● **PROBLEM DETAILS**
Extract the full listing verbatim and drop any pictures from your copy.

● **INFORMATION PROVIDED**

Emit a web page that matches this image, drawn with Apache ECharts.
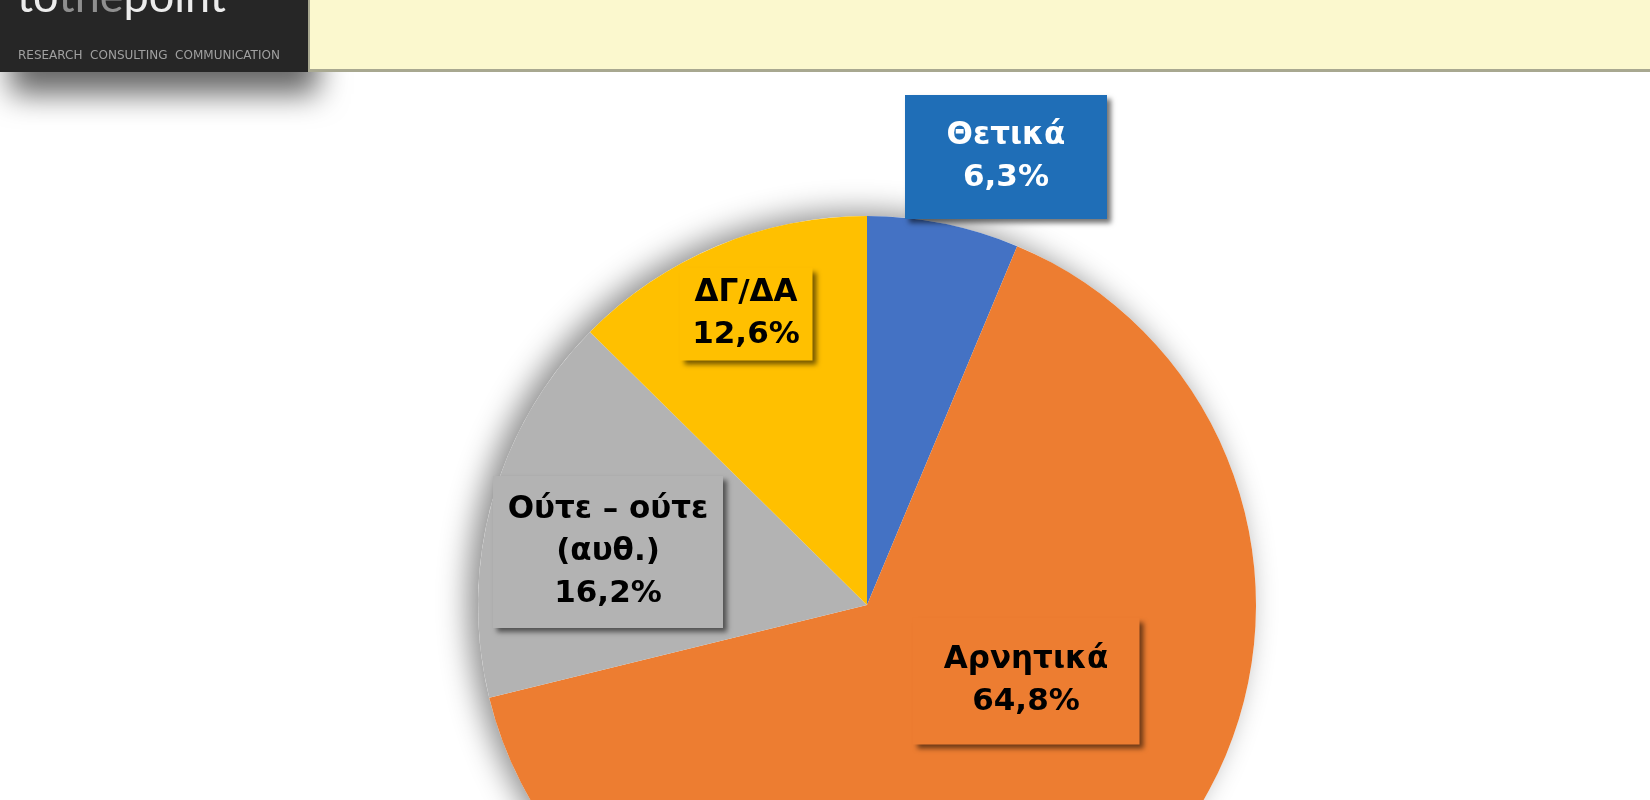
<!DOCTYPE html>
<html><head><meta charset="utf-8">
<script src="https://cdn.jsdelivr.net/npm/echarts@6/dist/echarts.min.js"></script>
<style>html,body{margin:0;padding:0;background:#fff;overflow:hidden}#c{width:1650px;height:800px}</style>
</head><body><div id="c"></div>
<script>
// ---- data ----
const categories = ['Θετικά', 'Αρνητικά', 'Ούτε – ούτε\n(αυθ.)', 'ΔΓ/ΔΑ'];
const values = [6.3, 64.8, 16.2, 12.6];

// ---- styles / layout ----
const sliceColors = ['#4472C4', '#ED7D31', '#B3B3B3', '#FFC000'];
const labelBg = ['#1F6EB7', '#ED7D31', '#B3B3B3', '#FFC000'];
const labelColor = ['#FFFFFF', '#000000', '#000000', '#000000'];
const labelBoxes = [
  { cx: 1006, cy: 157, w: 202, h: 124 },
  { cx: 1026, cy: 681, w: 227, h: 127 },
  { cx: 608, cy: 552, w: 230, h: 152 },
  { cx: 746, cy: 314, w: 133, h: 93 }
];
const LH = 42;
const PIE_CENTER = [867, 605];
const PIE_R = 389;

const fmt = v => v.toFixed(1).replace('.', ',') + '%';

const chart = echarts.init(document.getElementById('c'), null, { renderer: 'canvas' });

const dataItems = categories.map((name, i) => {
  const lines = name.split('\n').length + 1;
  const b = labelBoxes[i];
  const padV = Math.max(0, (b.h - lines * LH) / 2);
  return {
    name: name,
    value: values[i],
    itemStyle: { color: sliceColors[i] },
    label: {
      color: labelColor[i],
      backgroundColor: labelBg[i],
      width: b.w,
      padding: [padV, 0, padV, 0]
    }
  };
});

chart.setOption({
  backgroundColor: '#ffffff',
  animation: false,
  graphic: [
    // logo shadow + box
    { type: 'rect', z: 1, shape: { x: 0, y: -10, width: 308, height: 82 },
      style: { fill: '#262626', shadowBlur: 30, shadowOffsetY: 22, shadowOffsetX: 10, shadowColor: 'rgba(0,0,0,0.6)' } },
    { type: 'text', z: 3, left: 17, top: -25,
      style: { rich: { w: { fill: '#ececec', fontSize: 45, fontFamily: 'Lato', fontWeight: 400 },
                       g: { fill: '#8f8f8f', fontSize: 45, fontFamily: 'Lato', fontWeight: 400 } },
               text: '{w|to}{g|the}{w|point}' } },
    { type: 'text', z: 3, left: 18, top: 50,
      style: { text: 'RESEARCH  CONSULTING  COMMUNICATION', fill: '#a0a0a0', font: '12px "DejaVu Sans"' } },
    // header bar
    { type: 'rect', z: 2, shape: { x: 308, y: 0, width: 1342, height: 72 },
      style: { fill: '#A8A890' } },
    { type: 'rect', z: 2, shape: { x: 310, y: 0, width: 1340, height: 69 },
      style: { fill: '#FBF8CE' } }
  ],
  series: [
    {
      type: 'pie',
      silent: true,
      z: 1,
      center: PIE_CENTER,
      radius: PIE_R,
      startAngle: 90,
      label: { show: false },
      labelLine: { show: false },
      itemStyle: { color: '#ffffff', shadowBlur: 30, shadowOffsetX: -10, shadowOffsetY: -4, shadowColor: 'rgba(0,0,0,0.45)' },
      data: [{ name: 'total', value: values.reduce((a, b) => a + b, 0) }]
    },
    {
      type: 'pie',
      z: 2,
      center: PIE_CENTER,
      radius: PIE_R,
      startAngle: 90,
      clockwise: true,
      avoidLabelOverlap: false,
      itemStyle: { borderWidth: 0 },
      emphasis: { disabled: true },
      labelLine: { show: false },
      label: {
        show: true,
        position: 'inside',
        formatter: p => p.name + '\n' + fmt(p.value),
        fontFamily: '"DejaVu Sans", "Noto Sans", sans-serif',
        fontWeight: 'bold',
        fontSize: 31,
        lineHeight: LH,
        align: 'center',
        shadowColor: 'rgba(0,0,0,0.55)',
        shadowBlur: 5,
        shadowOffsetX: 4,
        shadowOffsetY: 4
      },
      labelLayout: params => {
        const b = labelBoxes[params.dataIndex];
        return { x: b.cx, y: b.cy, align: 'center', verticalAlign: 'middle', hideOverlap: false, moveOverlap: null };
      },
      data: dataItems
    }
  ]
});
</script>
</body></html>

● **SOLUTION FOR THIS TASK**
Emit a web page that matches this image, drawn with Apache ECharts.
<!DOCTYPE html>
<html><head><meta charset="utf-8">
<script src="https://cdn.jsdelivr.net/npm/echarts@6/dist/echarts.min.js"></script>
<style>html,body{margin:0;padding:0;background:#fff;overflow:hidden}#c{width:1650px;height:800px}</style>
</head><body><div id="c"></div>
<script>
// ---- data ----
const categories = ['Θετικά', 'Αρνητικά', 'Ούτε – ούτε\n(αυθ.)', 'ΔΓ/ΔΑ'];
const values = [6.3, 64.8, 16.2, 12.6];

// ---- styles / layout ----
const sliceColors = ['#4472C4', '#ED7D31', '#B3B3B3', '#FFC000'];
const labelBg = ['#1F6EB7', '#ED7D31', '#B3B3B3', '#FFC000'];
const labelColor = ['#FFFFFF', '#000000', '#000000', '#000000'];
const labelBoxes = [
  { cx: 1006, cy: 157, w: 202, h: 124 },
  { cx: 1026, cy: 681, w: 227, h: 127 },
  { cx: 608, cy: 552, w: 230, h: 152 },
  { cx: 746, cy: 314, w: 133, h: 93 }
];
const LH = 42;
const PIE_CENTER = [867, 605];
const PIE_R = 389;

const fmt = v => v.toFixed(1).replace('.', ',') + '%';

const chart = echarts.init(document.getElementById('c'), null, { renderer: 'canvas' });

const dataItems = categories.map((name, i) => {
  const lines = name.split('\n').length + 1;
  const b = labelBoxes[i];
  const padV = Math.max(0, (b.h - lines * LH) / 2);
  return {
    name: name,
    value: values[i],
    itemStyle: { color: sliceColors[i] },
    label: {
      color: labelColor[i],
      backgroundColor: labelBg[i],
      width: b.w,
      padding: [padV, 0, padV, 0]
    }
  };
});

chart.setOption({
  backgroundColor: '#ffffff',
  animation: false,
  graphic: [
    // logo shadow + box
    { type: 'rect', z: 1, shape: { x: 0, y: -10, width: 308, height: 82 },
      style: { fill: '#262626', shadowBlur: 30, shadowOffsetY: 22, shadowOffsetX: 10, shadowColor: 'rgba(0,0,0,0.6)' } },
    { type: 'text', z: 3, left: 17, top: -25,
      style: { rich: { w: { fill: '#ececec', fontSize: 45, fontFamily: 'Lato', fontWeight: 400 },
                       g: { fill: '#8f8f8f', fontSize: 45, fontFamily: 'Lato', fontWeight: 400 } },
               text: '{w|to}{g|the}{w|point}' } },
    { type: 'text', z: 3, left: 18, top: 50,
      style: { text: 'RESEARCH  CONSULTING  COMMUNICATION', fill: '#a0a0a0', font: '12px "DejaVu Sans"' } },
    // header bar
    { type: 'rect', z: 2, shape: { x: 308, y: 0, width: 1342, height: 72 },
      style: { fill: '#A8A890' } },
    { type: 'rect', z: 2, shape: { x: 310, y: 0, width: 1340, height: 69 },
      style: { fill: '#FBF8CE' } }
  ],
  series: [
    {
      type: 'pie',
      silent: true,
      z: 1,
      center: PIE_CENTER,
      radius: PIE_R,
      startAngle: 90,
      label: { show: false },
      labelLine: { show: false },
      itemStyle: { color: '#ffffff', shadowBlur: 30, shadowOffsetX: -10, shadowOffsetY: -4, shadowColor: 'rgba(0,0,0,0.45)' },
      data: [{ name: 'total', value: values.reduce((a, b) => a + b, 0) }]
    },
    {
      type: 'pie',
      z: 2,
      center: PIE_CENTER,
      radius: PIE_R,
      startAngle: 90,
      clockwise: true,
      avoidLabelOverlap: false,
      itemStyle: { borderWidth: 0 },
      emphasis: { disabled: true },
      labelLine: { show: false },
      label: {
        show: true,
        position: 'inside',
        formatter: p => p.name + '\n' + fmt(p.value),
        fontFamily: '"DejaVu Sans", "Noto Sans", sans-serif',
        fontWeight: 'bold',
        fontSize: 31,
        lineHeight: LH,
        align: 'center',
        shadowColor: 'rgba(0,0,0,0.55)',
        shadowBlur: 5,
        shadowOffsetX: 4,
        shadowOffsetY: 4
      },
      labelLayout: params => {
        const b = labelBoxes[params.dataIndex];
        return { x: b.cx, y: b.cy, align: 'center', verticalAlign: 'middle', hideOverlap: false, moveOverlap: null };
      },
      data: dataItems
    }
  ]
});
</script>
</body></html>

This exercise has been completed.